Our experience has been a positive one. The SEC has welcomed meetings with the Web3 Foundation, and there has been a spirit of open communication and dialogue. Those ongoing interactions have given us a deeper understanding of some of the SEC’s concerns and have helped us to develop solutions to address them.
Over the years, we have developed what we believe is a workable theory of how token morphing may be achieved for an increasingly decentralized project, like Polkadot, and a digital asset that, other than having been offered and sold initially for fundraising purposes, does not, itself, bear security-like characteristics. We have shared this theory many times with the SEC. (For further reference, please see here.)
In the meantime, we mark three years since the date of our initial outreach to FinHub and nearly one year since the completion of the Polkadot launch process, which includes a truly decentralized governance mechanism and on-chain treasury.
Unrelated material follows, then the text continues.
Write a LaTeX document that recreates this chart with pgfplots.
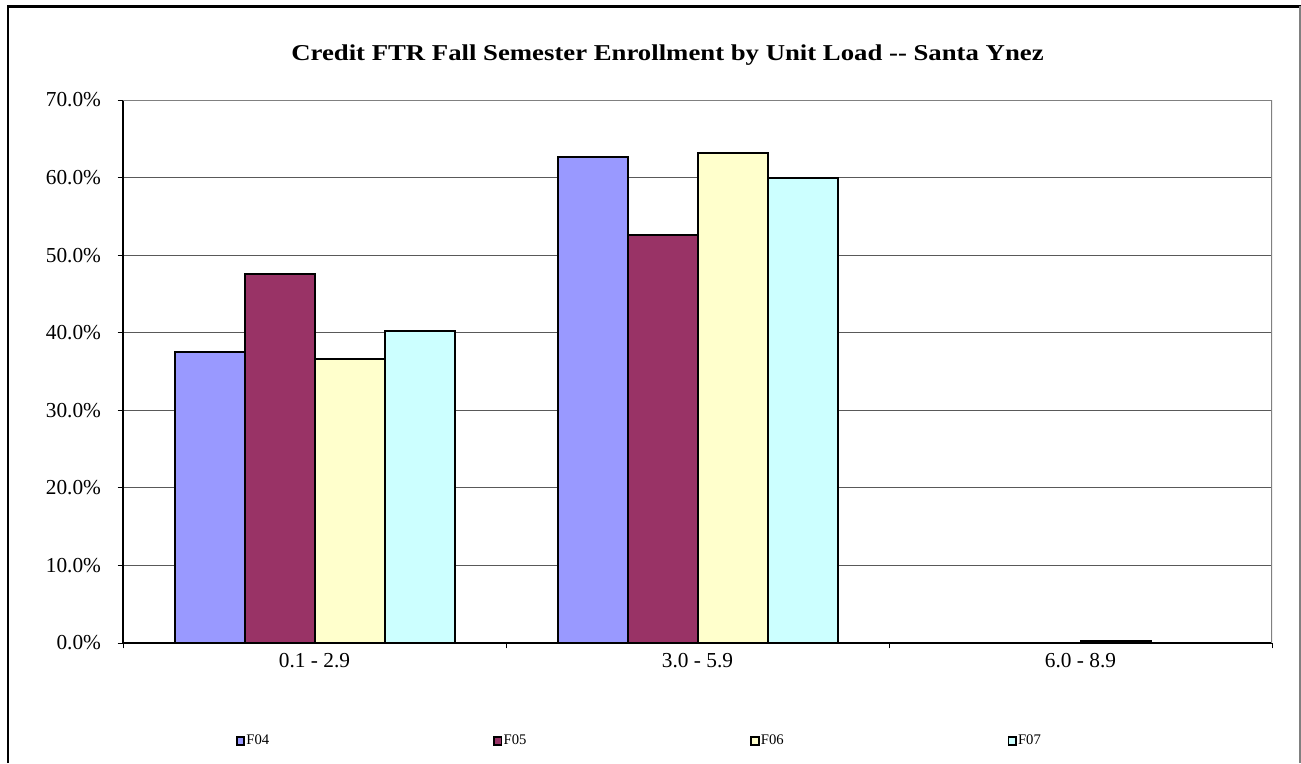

Consistent with the views that we have shared with the SEC staff, we are pleased to announce that DOT, the native digital asset of the Polkadot blockchain, has morphed. In our view, current day offers and sales of DOT are not securities transactions, and DOT is not a security. It is merely software.
Disclaimer: Nothing in this statement is intended to be, and it is not, the offer or sale of any digital asset or security. Similarly, nothing in this statement is intended to be, and it is not, legal, investment or tax advice.